Worse, Suzuki is clearly a talented director, and his attention to detail and philosophical musings maintain the viewer’s interest in light of such tasteless material. Even during the convoluted yet inevitable third act when Tatsuya reunites with his biological father and shares with him his taste for degradation. (This includes a memorable sequence in which they slather a young girl in butter and subject her to the intrusive tongue of a German shepherd.)

And about that third act. In another inescapable twist of fate Tatsuya gives in to his urges toward his “sister.” Yet despite his desire to humiliate her, he’s unable to sacrifice her innocence and purity to his father. Tatsuya refuses to allow him to rape her; this must be Suzuki’s stance on the film’s central question of man’s innate goodness. (Which, now that I think about it, is a pretty laughable notion for a movie that offers practically no characters with redeeming qualities.)

And how does she respond? Passionate, beautiful, redemptive lovemaking with Tatsuya. All it takes is the loving forgiveness of a subservient woman to wash away one’s sins, apparently, as Tatsuya emerges from their encounter restored. Cured, even.

But alas, a happy ending is not to be. See, his sister has shamed herself by having an incestuous affair with her father. That is her Star of David (or, in the film, a symbol for one’s own shame and lack of self-worth. I bet Jewish film-goers will just love that).

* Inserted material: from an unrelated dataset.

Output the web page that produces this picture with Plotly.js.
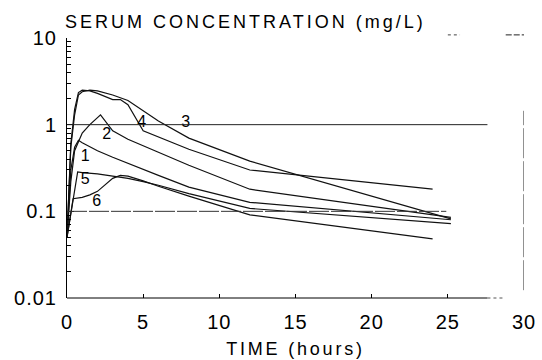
<!DOCTYPE html>
<html>
<head>
<meta charset="utf-8">
<script src="https://cdn.plot.ly/plotly-3.0.1.min.js"></script>
<style>
html, body { margin: 0; padding: 0; background: #fff; }
#chart { width: 542px; height: 360px; }
.gtitle { letter-spacing: 3px; }
.g-xtitle text { letter-spacing: 2.8px; }
.xtick text, .ytick text { letter-spacing: 1px; }
</style>
</head>
<body>
<div id="chart"></div>
<script>
// ---- data ----
const t1 = [0, 0.25, 0.5, 0.75, 1, 2, 3, 4, 6, 8, 12, 25.2];
const c1 = [0.05, 0.3, 0.55, 0.66, 0.62, 0.5, 0.42, 0.36, 0.26, 0.19, 0.127, 0.08];

const t2 = [0, 0.25, 0.5, 1, 1.5, 2.2, 3, 4, 6, 8, 12, 25.2];
const c2 = [0.05, 0.22, 0.5, 0.8, 1.0, 1.3, 0.85, 0.68, 0.48, 0.34, 0.18, 0.085];

const t3 = [0, 0.25, 0.5, 0.75, 1, 1.5, 2, 3, 4, 5, 6, 8, 12, 25.2];
const c3 = [0.05, 0.55, 1.3, 2.2, 2.4, 2.5, 2.45, 2.2, 1.9, 1.45, 1.1, 0.7, 0.38, 0.082];

const t4 = [0, 0.25, 0.5, 0.75, 1, 1.5, 2, 3, 3.5, 4, 5, 6, 8, 12, 24];
const c4 = [0.05, 0.6, 1.5, 2.35, 2.5, 2.45, 2.3, 1.95, 1.95, 1.7, 0.85, 0.72, 0.52, 0.3, 0.18];

const t5 = [0, 0.4, 0.7, 1, 2, 3, 4, 5, 6, 8, 12, 25.2];
const c5 = [0.05, 0.14, 0.285, 0.28, 0.27, 0.255, 0.24, 0.22, 0.2, 0.16, 0.108, 0.072];

const t6 = [0, 0.4, 1, 1.5, 2, 2.5, 3, 3.5, 4, 5, 6, 8, 12, 24];
const c6 = [0.05, 0.14, 0.145, 0.155, 0.17, 0.2, 0.24, 0.26, 0.255, 0.225, 0.195, 0.15, 0.091, 0.048];

const curveNames = ['1', '2', '3', '4', '5', '6'];
const labelT = [1.2, 2.6, 7.8, 4.9, 1.2, 1.95];
const labelC = [0.42, 0.75, 1.05, 1.05, 0.228, 0.128];

const yTickVals = [0.01, 0.1, 1, 10];
const yTickText = ['0.01', '0.1', '1', '10'];
const xTickVals = [0, 5, 10, 15, 20, 25, 30];
const xTickText = ['0', '5', '10', '15', '20', '25', '30'];
const yMinorVals = [0.02,0.03,0.04,0.05,0.06,0.07,0.08,0.09,
                    0.2,0.3,0.4,0.5,0.6,0.7,0.8,0.9,
                    2,3,4,5,6,7,8,9];

const titleText = 'SERUM CONCENTRATION (mg/L)';
const xTitleText = 'TIME (hours)';

// ---- traces ----
const series = [[t1,c1],[t2,c2],[t3,c3],[t4,c4],[t5,c5],[t6,c6]];
const FONT = 'Liberation Sans, Arial, Helvetica, sans-serif';
const data = series.map((s, i) => ({
  type: 'scatter', mode: 'lines', x: s[0], y: s[1], name: curveNames[i],
  line: { color: '#111', width: 1.2 }, hoverinfo: 'skip', showlegend: false
}));
data.push({
  type: 'scatter', mode: 'text', x: labelT, y: labelC, text: curveNames,
  textfont: { family: FONT, size: 16, color: '#000' },
  textposition: 'middle center', hoverinfo: 'skip', showlegend: false
});

const layout = {
  width: 542, height: 360,
  margin: { l: 67, r: 18, t: 38, b: 62 },
  paper_bgcolor: '#fff', plot_bgcolor: '#fff',
  font: { family: FONT, color: '#000' },
  title: {
    text: titleText, font: { family: FONT, size: 18, color: '#000' },
    x: 65 / 542, xref: 'container', xanchor: 'left',
    y: 1 - 22 / 360, yref: 'container', yanchor: 'middle'
  },
  xaxis: {
    range: [0, 30], showgrid: false, zeroline: false, showline: false,
    tickmode: 'array', tickvals: xTickVals, ticktext: xTickText,
    ticks: 'inside', ticklen: 4, tickcolor: '#000', tickwidth: 1,
    ticklabelstandoff: 10,
    tickfont: { family: FONT, size: 20, color: '#000' },
    title: { text: xTitleText, font: { family: FONT, size: 18, color: '#000' }, standoff: 10 }
  },
  yaxis: {
    type: 'log', range: [-2, 1], showgrid: false, zeroline: false,
    showline: true, linecolor: '#000', linewidth: 1,
    tickmode: 'array', tickvals: yTickVals, ticktext: yTickText,
    ticks: 'inside', ticklen: 7, tickcolor: '#000', tickwidth: 1,
    ticklabelstandoff: 5,
    tickfont: { family: FONT, size: 20, color: '#000' },
    minor: {
      tickmode: 'array', tickvals: yMinorVals,
      ticks: 'inside', ticklen: 4, tickcolor: '#000', tickwidth: 1, showgrid: false
    }
  },
  shapes: [
    // x axis line (stops short of 30 as in the original)
    { type: 'line', xref: 'x', yref: 'paper', x0: 0, x1: 27.6, y0: 0, y1: 0, line: { color: '#000', width: 1 } },
    { type: 'line', xref: 'x', yref: 'paper', x0: 27.6, x1: 28.6, y0: 0, y1: 0, line: { color: '#555', width: 1, dash: 'dot' } },
    // reference lines at 1 and 0.1
    { type: 'line', xref: 'x', yref: 'paper', x0: 0, x1: 27.6, y0: 2/3, y1: 2/3, line: { color: '#222', width: 1 } },
    { type: 'line', xref: 'x', yref: 'paper', x0: 0, x1: 24.9, y0: 1/3, y1: 1/3, line: { color: '#333', width: 1, dash: '20px,2px' } },
    // broken right frame
    { type: 'line', xref: 'x', yref: 'paper', x0: 30, x1: 30, y0: 0.03, y1: 0.72, line: { color: '#222', width: 1, dash: '30px,3px' } },
    { type: 'line', xref: 'x', yref: 'paper', x0: 25, x1: 25.8, y0: 1.012, y1: 1.012, line: { color: '#444', width: 1, dash: 'dot' } },
    { type: 'line', xref: 'x', yref: 'paper', x0: 28.8, x1: 30.1, y0: 1.012, y1: 1.012, line: { color: '#222', width: 1, dash: '6px,2px' } }
  ],
  showlegend: false
};

Plotly.newPlot('chart', data, layout, { staticPlot: true, displayModeBar: false });
</script>
</body>
</html>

So she hangs herself, unable to live with her guilt–though Tatsuya can go on knowing he’s a serial rapist and murderer, and must contemplate the cruelties of man all by his lonesome.

STAR OF DAVID: HUNTING BEAUTIFUL GIRLS has a lot going for it on a technical level (it really is a well-crafted film) with decent performances across the board, and fans of traditional “pinky violence” may find some value in it. But as entertainment it steps over so many lines I don’t know whether to be disgusted or applaud its audacity. A difficult film, to be sure; a rewarding one I leave for you to decide.